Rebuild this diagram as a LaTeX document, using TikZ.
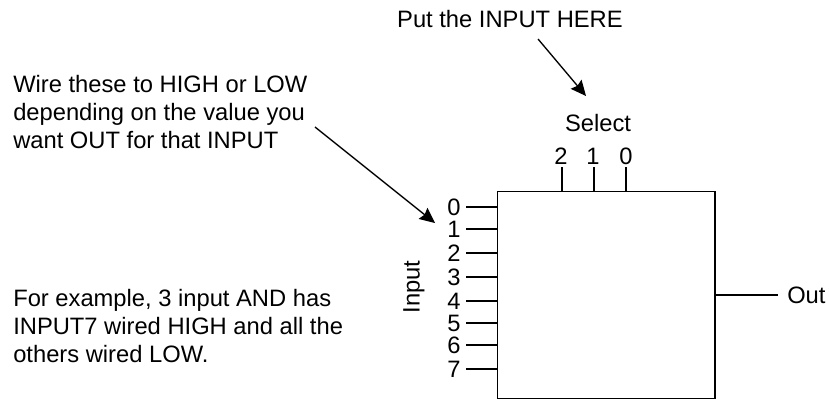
\documentclass[tikz,border=0pt]{standalone}
\usepackage{fontspec}
\setmainfont{Liberation Sans}
\usetikzlibrary{arrows.meta}
\tikzset{
	lbl/.style={inner sep=0pt,font=\fontsize{17.8}{21}\selectfont},
	note/.style={lbl,align=left,anchor=north west},
	pinwire/.style={line width=1pt},
	callout/.style={line width=1pt,-{Stealth[length=11.5pt,width=10.5pt,inset=1.5pt]}}
}
\begin{document}
\begin{tikzpicture}[x=1pt,y=-1pt,scale=0.75]
	\useasboundingbox (0,0) rectangle (829,400);
	\node[draw,pinwire,minimum width=163pt,minimum height=155.5pt,inner sep=0pt] (mux) at (606.3,295) {};
	\node[lbl,anchor=base east] (title) at (623,27) {Put the INPUT HERE};
	\node[lbl] (select) at (598,123) {Select};
	\node[note] (wire) at (13,75) {Wire these to HIGH or LOW\\depending on the value you\\want OUT for that INPUT};
	\node[note] (example) at (13,289) {For example, 3 input AND has\\INPUT7 wired HIGH and all the\\others wired LOW.};
	\node[lbl,rotate=90] (input) at (414,287) {Input};
	\node[lbl,anchor=west] (out) at (787,295) {Out};
	% select pins
	\foreach \s/\x in {2/561,1/593,0/626} {
		\node[lbl] (s\s) at (\x,156) {\s};
	}
	\foreach \x in {562,594,626} {
		\draw[pinwire] (\x,167) -- (\x,191);
	}
	% input pins
	\foreach \i/\y in {0/207,1/229,2/253,3/277,4/301,5/323,6/345,7/369} {
		\node[lbl] (i\i) at (454,\y) {\i};
		\draw[pinwire] (466,\y) -- (497.5,\y);
	}
	\draw[pinwire] (715,295) -- (778,295);
	\coordinate (titleend) at (538,39);
	\coordinate (titletip) at (586,96);
	\coordinate (wireend) at (315,127);
	\coordinate (wiretip) at (435,223);
	\draw[callout] (wireend) -- (wiretip);
	\draw[callout] (titleend) -- (titletip);
\end{tikzpicture}
\end{document}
::::
## What you will do
Repeat the material above verbatim, with no pictures in the output.

## Exercise result
Rebuild this diagram as a LaTeX document, using TikZ.
\documentclass[tikz,border=0pt]{standalone}
\usepackage{fontspec}
\setmainfont{Liberation Sans}
\usetikzlibrary{arrows.meta}
\tikzset{
	lbl/.style={inner sep=0pt,font=\fontsize{17.8}{21}\selectfont},
	note/.style={lbl,align=left,anchor=north west},
	pinwire/.style={line width=1pt},
	callout/.style={line width=1pt,-{Stealth[length=11.5pt,width=10.5pt,inset=1.5pt]}}
}
\begin{document}
\begin{tikzpicture}[x=1pt,y=-1pt,scale=0.75]
	\useasboundingbox (0,0) rectangle (829,400);
	\node[draw,pinwire,minimum width=163pt,minimum height=155.5pt,inner sep=0pt] (mux) at (606.3,295) {};
	\node[lbl,anchor=base east] (title) at (623,27) {Put the INPUT HERE};
	\node[lbl] (select) at (598,123) {Select};
	\node[note] (wire) at (13,75) {Wire these to HIGH or LOW\\depending on the value you\\want OUT for that INPUT};
	\node[note] (example) at (13,289) {For example, 3 input AND has\\INPUT7 wired HIGH and all the\\others wired LOW.};
	\node[lbl,rotate=90] (input) at (414,287) {Input};
	\node[lbl,anchor=west] (out) at (787,295) {Out};
	% select pins
	\foreach \s/\x in {2/561,1/593,0/626} {
		\node[lbl] (s\s) at (\x,156) {\s};
	}
	\foreach \x in {562,594,626} {
		\draw[pinwire] (\x,167) -- (\x,191);
	}
	% input pins
	\foreach \i/\y in {0/207,1/229,2/253,3/277,4/301,5/323,6/345,7/369} {
		\node[lbl] (i\i) at (454,\y) {\i};
		\draw[pinwire] (466,\y) -- (497.5,\y);
	}
	\draw[pinwire] (715,295) -- (778,295);
	\coordinate (titleend) at (538,39);
	\coordinate (titletip) at (586,96);
	\coordinate (wireend) at (315,127);
	\coordinate (wiretip) at (435,223);
	\draw[callout] (wireend) -- (wiretip);
	\draw[callout] (titleend) -- (titletip);
\end{tikzpicture}
\end{document}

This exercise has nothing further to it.